In Concepcion, supra, 563 U.S. 333, the court held that class actions were inconsistent with the fundamental nature of arbitration and imposed practical burdens which undermined the efficacy of arbitration. Hence, the court held class action waivers in arbitration agreements were enforceable under the Federal Arbitration Act (FAA) (9 U.S.C. § 1 et seq.), and any contrary state statutes or rules of law which interfered with the enforceability of those waivers were preempted by the FAA. (Concepcion, supra, 563 U.S. at pp. 351–352.) In concluding the arbitration of class claims is inconsistent with the nature of arbitration, the court found the procedures required for class actions deprived the parties of the informality which is the principal advantage of arbitration and posed great risks to defendants in that in arbitration the defendants have limited or no ability to challenge interim but nonetheless substantial errors in the class certification process or rulings on the merit. (Concepcion, supra, 563 U.S. at pp. 349–350.) “Arbitration is poorly suited to the higher stakes of class litigation. In litigation, a defendant may appeal a certification decision on an interlocutory basis and, if unsuccessful, may appeal from a final judgment as well. Questions of law are reviewed de novo and questions of fact for clear error. In contrast, [the FAA] allows a court to vacate an arbitral award only where the award 'was procured by corruption, fraud, or undue means'; 'there was evident partiality or corruption in the arbitrators'; 'the arbitrators were guilty of misconduct in refusing to postpone the hearing ․ or in refusing to hear evidence pertinent and material to the controversy[,] or of any other misbehavior by which the rights of any party have been prejudiced'; or if the 'arbitrators exceeded their powers, or so imperfectly executed them that a mutual, final, and definite award ․ was not made.' The AAA rules do authorize judicial review of certification decisions, but this review is unlikely to have much effect given these limitations; review under [the FAA] focuses on misconduct rather than mistake.” (Ibid.)
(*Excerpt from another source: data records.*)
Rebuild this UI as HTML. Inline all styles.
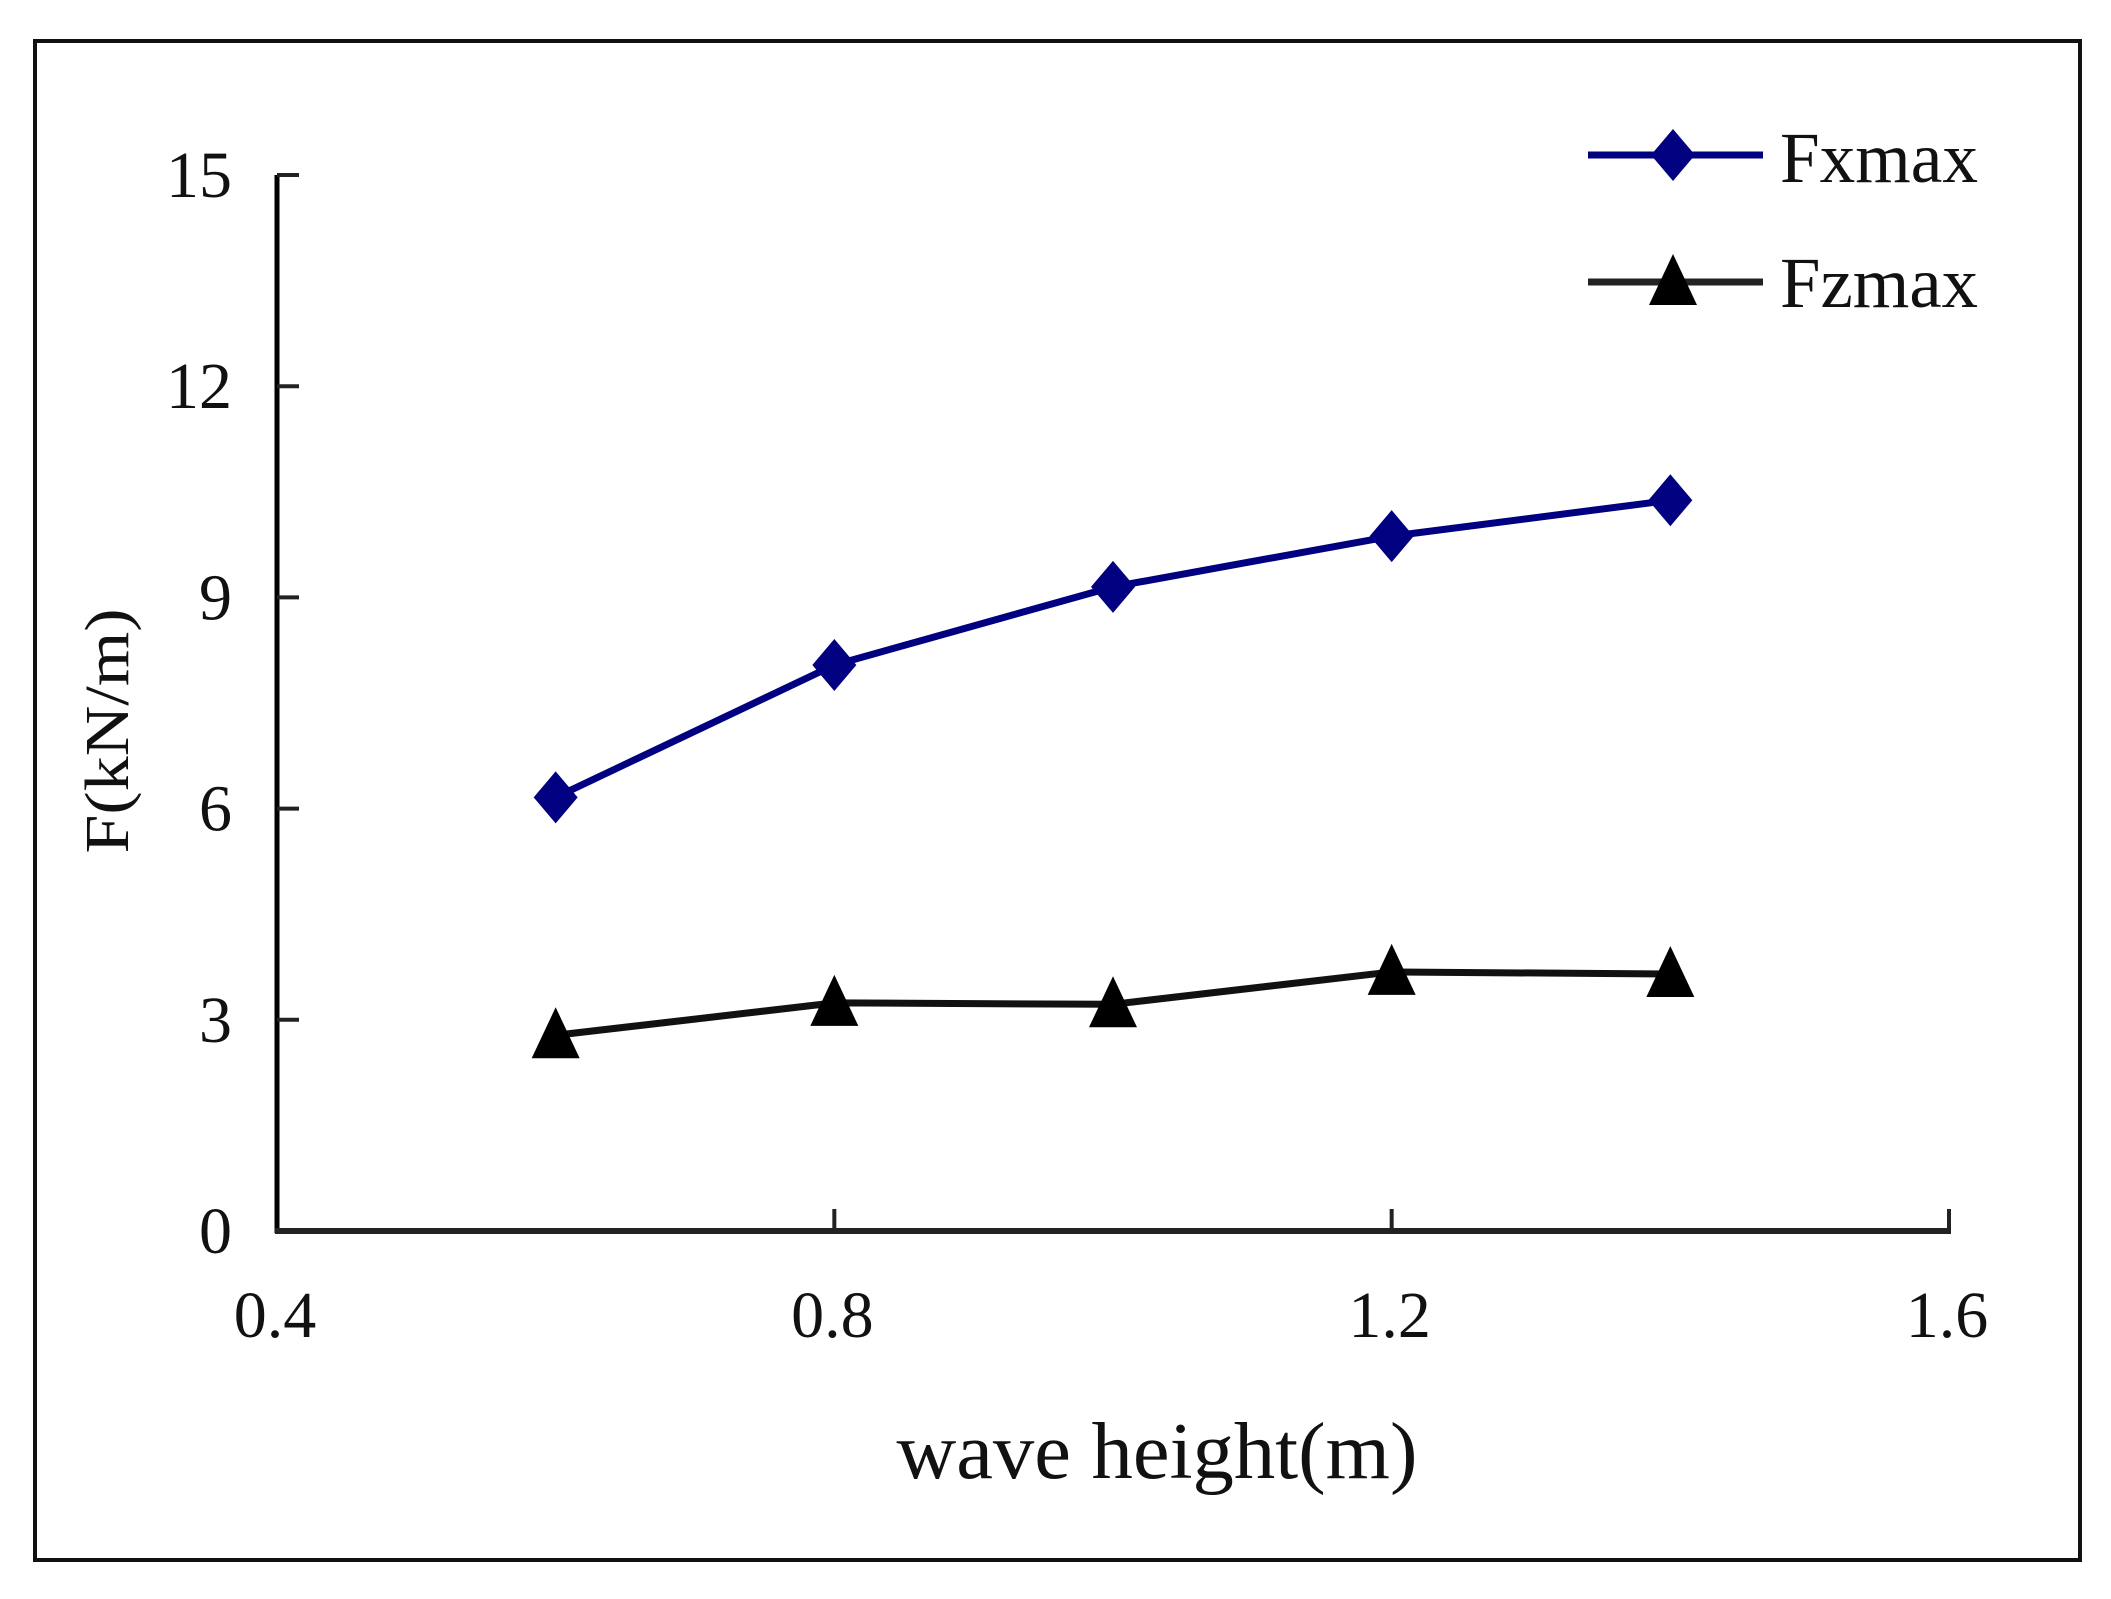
<!DOCTYPE html>
<html><head><meta charset="utf-8">
<style>
html,body{margin:0;padding:0;background:#fff;}
svg{display:block;}
text{font-family:"Liberation Serif",serif;fill:#111;}
</style></head>
<body>
<svg id="chart" width="2111" height="1599" viewBox="0 0 2111 1599" xmlns="http://www.w3.org/2000/svg">
<rect x="35" y="41" width="2045" height="1519" fill="#fff" stroke="#111" stroke-width="4"/>
<g id="axes"></g>
<g id="series"></g>
<g id="legend"></g>
<text x="1157" y="1478" font-size="80" text-anchor="middle" textLength="521" lengthAdjust="spacingAndGlyphs">wave height(m)</text>
<text x="0" y="0" font-size="62" text-anchor="middle" transform="translate(128,731) rotate(-90)" textLength="245" lengthAdjust="spacingAndGlyphs">F(kN/m)</text>
</svg>
<script>
const xCats = [0.6, 0.8, 1.0, 1.2, 1.4];
const fxValues = [6.16, 8.04, 9.15, 9.87, 10.38];
const fzValues = [2.78, 3.24, 3.22, 3.68, 3.65];
const xTicks = [0.4, 0.8, 1.2, 1.6];
const xTickLabels = ["0.4", "0.8", "1.2", "1.6"];
const yTicks = [0, 3, 6, 9, 12, 15];
const yTickLabels = ["0", "3", "6", "9", "12", "15"];

const NS = "http://www.w3.org/2000/svg";
const X0 = 277, X1 = 1949, Y0 = 1231, Y1 = 175;
function xs(v){ return X0 + (v - 0.4) / (1.6 - 0.4) * (X1 - X0); }
function ys(v){ return Y0 - v / 15 * (Y0 - Y1); }
function mk(tag, attrs, parent){
  const e = document.createElementNS(NS, tag);
  for (const k in attrs) e.setAttribute(k, attrs[k]);
  parent.appendChild(e);
  return e;
}
const axes = document.getElementById('axes');
const series = document.getElementById('series');
const legend = document.getElementById('legend');

const yAxis = mk('line', {x1:X0, y1:Y1, x2:X0, y2:Y0+2, stroke:'#000', 'stroke-width':5}, axes);


const xAxis = mk('line', {x1:X0-2, y1:Y0, x2:X1+2, y2:Y0, stroke:'#222', 'stroke-width':6}, axes);



yTicks.forEach((v, i) => {
  const t = mk('line', {x1:X0, y1:ys(v), x2:X0+22, y2:ys(v), stroke:'#222', 'stroke-width':4}, axes);
  
  
  const l = mk('text', {x:232, y:ys(v)+22, 'font-size':66, 'text-anchor':'end'}, axes);
  l.textContent = yTickLabels[i];
  
  
});
xTicks.forEach((v, i) => {
  if (i > 0) {
    const t = mk('line', {x1:xs(v), y1:Y0, x2:xs(v), y2:Y0-22, stroke:'#222', 'stroke-width':4}, axes);
    
    
  }
  const l = mk('text', {x:xs(v)-2, y:1337, 'font-size':66, 'text-anchor':'middle'}, axes);
  l.textContent = xTickLabels[i];
  
  
});

function diamond(cx, cy, parent){
  return mk('polygon', {points:`${cx},${cy-26} ${cx+22},${cy} ${cx},${cy+26} ${cx-22},${cy}`, fill:'#000080'}, parent);
}
function tri(cx, cy, parent){
  return mk('polygon', {points:`${cx},${cy-28} ${cx+24},${cy+23} ${cx-24},${cy+23}`, fill:'#000'}, parent);
}

const fxLine = mk('polyline', {points: xCats.map((x,i)=>`${xs(x)},${ys(fxValues[i])}`).join(' '), fill:'none', stroke:'#000080', 'stroke-width':7, 'stroke-linejoin':'round'}, series);


const fzLine = mk('polyline', {points: xCats.map((x,i)=>`${xs(x)},${ys(fzValues[i])}`).join(' '), fill:'none', stroke:'#111', 'stroke-width':7, 'stroke-linejoin':'round'}, series);


xCats.forEach((x, i) => {
  const d = diamond(xs(x), ys(fxValues[i]), series);
  
  
  const t = tri(xs(x), ys(fzValues[i]), series);
  
  
});

const lg1 = mk('line', {x1:1588, y1:155, x2:1763, y2:155, stroke:'#000080', 'stroke-width':7}, legend);


const lm1 = diamond(1673, 155, legend);


const lt1 = mk('text', {x:1780, y:182, 'font-size':72, textLength:198, lengthAdjust:'spacingAndGlyphs'}, legend);
lt1.textContent = 'Fxmax';


const lg2 = mk('line', {x1:1588, y1:282, x2:1763, y2:282, stroke:'#222', 'stroke-width':7}, legend);


const lm2 = tri(1673, 282, legend);


const lt2 = mk('text', {x:1780, y:307, 'font-size':72, textLength:198, lengthAdjust:'spacingAndGlyphs'}, legend);
lt2.textContent = 'Fzmax';


</script>
</body></html>
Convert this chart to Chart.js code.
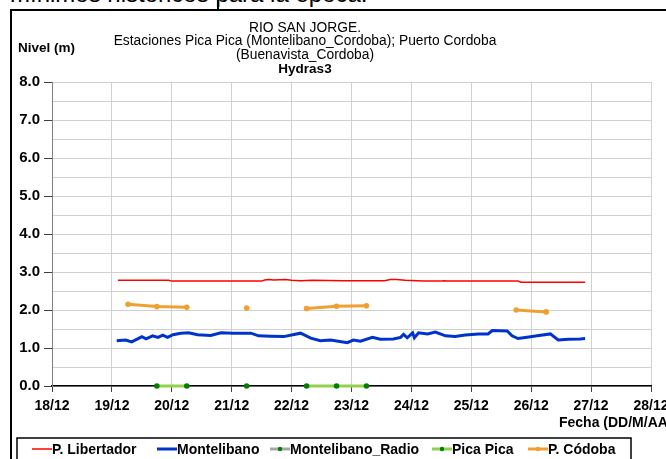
<!DOCTYPE html>
<html>
<head>
<meta charset="utf-8">
<script src="https://cdn.jsdelivr.net/npm/chart.js@4.4.1/dist/chart.umd.min.js"></script>
<style>
  html, body { margin: 0; padding: 0; background: #fff; width: 666px; height: 459px; overflow: hidden; }
  #note { position: absolute; left: 10px; top: -20px; font: 24px "Liberation Sans", Arial, sans-serif; white-space: nowrap; color: #000; }
  #cursor { position: absolute; left: 217px; top: 0; width: 2px; height: 10px; background: #000; }
  #box { position: absolute; left: 10px; top: 9px; width: 700px; height: 470px; border-left: 2px solid #000; border-top: 2px solid #000; }
  #chart { position: absolute; left: 0; top: 0; }
</style>
</head>
<body>
<div id="note">mínimos históricos para la época.</div>
<div id="cursor"></div>
<div id="box"><canvas id="chart" width="690" height="460"></canvas></div>
<script>
// tick labels
const dayTicks = ["18/12", "19/12", "20/12", "21/12", "22/12", "23/12", "24/12", "25/12", "26/12", "27/12", "28/12"];

// P. Libertador
const libertadorDays = [19.10, 19.95, 20.00, 21.50, 21.55, 21.62, 21.70, 21.90, 22.00, 22.15, 22.35, 22.85, 23.55, 23.65, 23.75, 23.90, 24.20, 24.50, 24.53, 24.60, 25.78, 25.83, 26.90];
const libertadorLevels = [2.78, 2.78, 2.76, 2.76, 2.79, 2.80, 2.79, 2.80, 2.78, 2.77, 2.78, 2.77, 2.77, 2.80, 2.80, 2.78, 2.76, 2.76, 2.77, 2.76, 2.76, 2.73, 2.73];

// Montelibano
const montelibanoDays = [19.08, 19.23, 19.33, 19.43, 19.50, 19.57, 19.68, 19.77, 19.85, 19.93,
  20.02, 20.15, 20.28, 20.43, 20.65, 20.82, 21.03, 21.32, 21.45, 21.65,
  21.87, 22.02, 22.15, 22.32, 22.48, 22.65, 22.78, 22.93, 23.03, 23.15,
  23.35, 23.48, 23.70, 23.82, 23.87, 23.93, 24.02, 24.05, 24.12, 24.27,
  24.40, 24.57, 24.73, 24.90, 25.12, 25.28, 25.35, 25.60, 25.68, 25.78,
  25.93, 26.10, 26.32, 26.45, 26.62, 26.82, 26.90];
const montelibanoLevels = [1.19, 1.21, 1.16, 1.24, 1.30, 1.24, 1.32, 1.28, 1.34, 1.28,
  1.35, 1.39, 1.40, 1.35, 1.33, 1.40, 1.39, 1.39, 1.32, 1.31,
  1.30, 1.35, 1.39, 1.26, 1.19, 1.21, 1.18, 1.14, 1.21, 1.18,
  1.28, 1.23, 1.24, 1.28, 1.36, 1.27, 1.40, 1.27, 1.40, 1.37,
  1.42, 1.32, 1.30, 1.34, 1.37, 1.37, 1.46, 1.45, 1.32, 1.25,
  1.28, 1.32, 1.37, 1.21, 1.23, 1.24, 1.25];

// Pica Pica (null = no reading)
const picaDays = [19.75, 20.25, 20.75, 21.25, 21.75, 22.25, 22.75, 23.25];
const picaLevels = [0, 0, null, 0, null, 0, 0, 0];

// P. Córdoba
const cordobaDays = [19.27, 19.75, 20.25, 20.75, 21.25, 21.75, 22.25, 22.75, 23.25, 24.50, 25.75, 26.25];
const cordobaLevels = [2.15, 2.09, 2.07, null, 2.05, null, 2.04, 2.10, 2.11, null, 2.00, 1.95];

const FONT = '"Liberation Sans", Arial, sans-serif';

function points(days, levels) {
  return days.map((d, i) => ({ x: d, y: levels[i] }));
}

// titles, axis names and the boxed legend
const decor = {
  id: "decor",
  afterDraw(chart) {
    const ctx = chart.ctx;
    ctx.save();
    ctx.fillStyle = "#000";
    ctx.textBaseline = "middle";
    ctx.textAlign = "center";
    ctx.font = "13.8px " + FONT;
    ctx.fillText("RIO SAN JORGE.", 293, 17);
    ctx.fillText("Estaciones Pica Pica (Montelibano_Cordoba); Puerto Cordoba", 293, 30);
    ctx.fillText("(Buenavista_Cordoba)", 293, 44);
    ctx.font = "bold 13.5px " + FONT;
    ctx.fillText("Hydras3", 293, 58);
    ctx.textAlign = "left";
    ctx.font = "bold 13.5px " + FONT;
    ctx.fillText("Nivel (m)", 6, 37);
    ctx.font = "bold 14px " + FONT;
    ctx.fillText("Fecha (DD/M/AA)", 547, 412);

    // legend
    ctx.strokeStyle = "#000";
    ctx.lineWidth = 1.5;
    ctx.strokeRect(5, 427, 614, 60);
    const starts = [20, 145, 258, 420, 516];
    ctx.font = "bold 14px " + FONT;
    chart.data.datasets.forEach((ds, i) => {
      const x = starts[i], y = 438;
      ctx.strokeStyle = ds.borderColor;
      ctx.lineWidth = ds.borderWidth;
      ctx.beginPath();
      ctx.moveTo(x, y);
      ctx.lineTo(x + 20, y);
      ctx.stroke();
      if (ds.pointRadius > 0) {
        ctx.fillStyle = ds.pointBackgroundColor;
        ctx.beginPath();
        ctx.arc(x + 10, y, 2.2, 0, Math.PI * 2);
        ctx.fill();
      }
      ctx.fillStyle = "#000";
      ctx.fillText(ds.label, x + 20, y + 1);
    });
    ctx.restore();
  }
};

new Chart(document.getElementById("chart"), {
  type: "line",
  data: {
    datasets: [
      {
        label: "P. Libertador",
        data: points(libertadorDays, libertadorLevels),
        borderColor: "#ff0000",
        borderWidth: 1.5,
        pointRadius: 0
      },
      {
        label: "Montelibano",
        data: points(montelibanoDays, montelibanoLevels),
        borderColor: "#0033cc",
        borderWidth: 3,
        pointRadius: 0
      },
      {
        label: "Montelibano_Radio",
        data: [],
        borderColor: "#a6a6a6",
        borderWidth: 3,
        pointRadius: 2.5,
        pointBackgroundColor: "#008000",
        pointBorderWidth: 0
      },
      {
        label: "Pica Pica",
        data: points(picaDays, picaLevels),
        borderColor: "#92d050",
        borderWidth: 3,
        pointRadius: 2.8,
        pointBackgroundColor: "#008000",
        pointBorderColor: "#008000",
        pointBorderWidth: 0,
        clip: false
      },
      {
        label: "P. Códoba",
        data: points(cordobaDays, cordobaLevels),
        borderColor: "#f0a030",
        borderWidth: 3,
        pointRadius: 2.8,
        pointBackgroundColor: "#f0a030",
        pointBorderWidth: 0
      }
    ]
  },
  options: {
    responsive: false,
    animation: false,
    spanGaps: false,
    layout: { padding: { left: 0, top: 71, right: 51, bottom: 36 } },
    plugins: {
      legend: { display: false },
      tooltip: { enabled: false }
    },
    scales: {
      x: {
        type: "linear",
        min: 18,
        max: 28,
        afterFit: (s) => { s.height = 49; },
        grid: { color: "#d0d0d0", tickColor: "#404040", tickLength: 6 },
        border: { color: "#000", width: 1.5 },
        ticks: {
          stepSize: 1,
          autoSkip: false,
          maxRotation: 0,
          padding: 6,
          color: "#000",
          font: { family: FONT, size: 14, weight: "bold" },
          callback: (v) => dayTicks[Math.round(v - 18)]
        }
      },
      y: {
        min: 0,
        max: 8,
        afterFit: (s) => { s.width = 40; },
        grid: {
          color: "#d0d0d0",
          tickLength: 8,
          tickColor: (c) => (c.tick && Number.isInteger(c.tick.value) ? "#404040" : "rgba(0,0,0,0)")
        },
        border: { color: "#808080", width: 1 },
        ticks: {
          stepSize: 0.5,
          autoSkip: false,
          padding: 4,
          color: "#000",
          font: { family: FONT, size: 15, weight: "bold" },
          callback: (v) => (Number.isInteger(v) ? v.toFixed(1) : "")
        }
      }
    }
  },
  plugins: [decor]
});
</script>
</body>
</html>
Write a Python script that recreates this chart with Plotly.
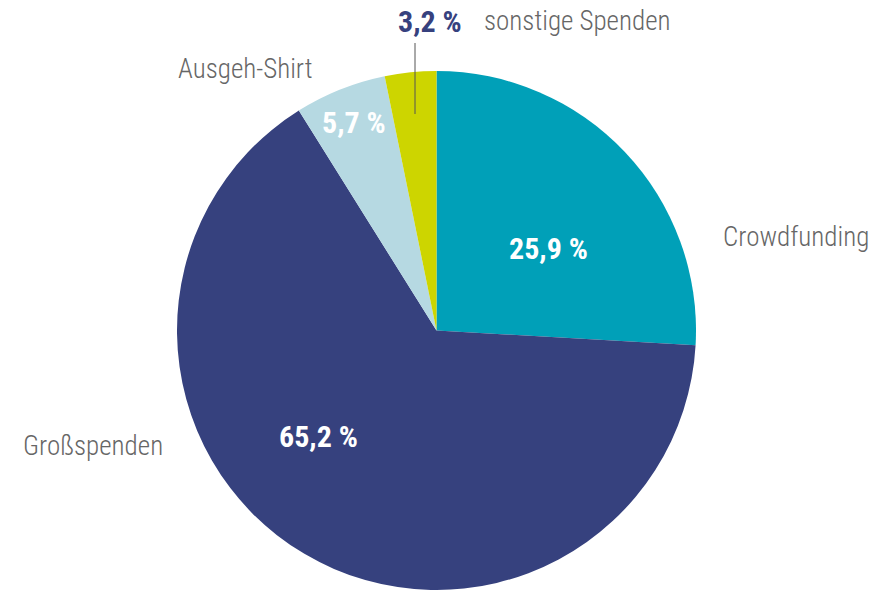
import plotly.graph_objects as go

W, H = 893, 590

categories = ["Crowdfunding", "Großspenden", "Ausgeh-Shirt", "sonstige Spenden"]
values = [25.9, 65.2, 5.7, 3.2]
pct_labels = ["25,9 %", "65,2 %", "5,7 %", "3,2 %"]
colors = ["#00A0B8", "#36417E", "#B6D9E2", "#CDD500"]

FONT = "Roboto Condensed, Liberation Sans Narrow, DejaVu Sans Condensed, Roboto, sans-serif"

cx, cy, R = 436.5, 330.5, 259.5

def px(x):
    return x / W

def py(y):
    return 1 - y / H

fig = go.Figure(go.Pie(
    labels=categories,
    values=values,
    sort=False,
    direction="clockwise",
    rotation=0,
    marker=dict(colors=colors, line=dict(width=0)),
    textinfo="none",
    hoverinfo="label+percent",
    showlegend=False,
    domain=dict(x=[px(cx - R), px(cx + R)], y=[py(cy + R), py(cy - R)]),
))

# label placement (pixel positions in the 893x590 canvas)
cat_pos = [(796, 237), (93, 446), (245, 69), (577, 21)]
pct_pos = [(548, 248), (318, 436), (354, 123), (430, 22)]
pct_colors = ["white", "white", "white", "#36417E"]

ann = []
for name, (x, y) in zip(categories, cat_pos):
    ann.append(dict(x=px(x), y=py(y), xref="paper", yref="paper", text=name,
                    showarrow=False, xanchor="center", yanchor="middle",
                    font=dict(family=FONT, size=27, color="#666666", weight=300)))
for t, (x, y), c in zip(pct_labels, pct_pos, pct_colors):
    ann.append(dict(x=px(x), y=py(y), xref="paper", yref="paper", text=t,
                    showarrow=False, xanchor="center", yanchor="middle",
                    font=dict(family=FONT, size=30, color=c, weight=700)))

fig.update_layout(
    width=W, height=H,
    margin=dict(l=0, r=0, t=0, b=0),
    paper_bgcolor="white",
    plot_bgcolor="white",
    annotations=ann,
    shapes=[dict(type="line", xref="paper", yref="paper",
                 x0=px(415), x1=px(415), y0=py(43), y1=py(114),
                 line=dict(color="#555555", width=1))],
)

fig.write_html("out.html")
Shortly after Concepcion was decided, in Iskanian, the court found that an employee's prior agreement to waive the right to bring a “ 'representative action' “ does not prevent an employee from bringing a PAGA action. (Iskanian, supra, 59 Cal.4th at pp. 387–388.) The court found that an employee's right to bring a PAGA claim was not waivable and that in preventing any waiver the PAGA did not conflict with and was not preempted by the FAA. The court analogized a PAGA action to qui tam actions, in which a private party brings an action on behalf of a governmental agency. “A PAGA representative action is therefore a type of qui tam action. 'Traditionally, the requirements for enforcement by a citizen in a qui tam action have been (1) that the statute exacts a penalty; (2) that part of the penalty be paid to the informer; and (3) that, in some way, the informer be authorized to bring suit to recover the penalty.' [Citation.] The PAGA conforms to these traditional criteria, except that a portion of the penalty goes not only to the citizen bringing the suit but to all employees affected by the Labor Code violation. The government entity on whose behalf the plaintiff files suit is always the real party in interest in the suit. [Citation.]” (Id. at p. 382.)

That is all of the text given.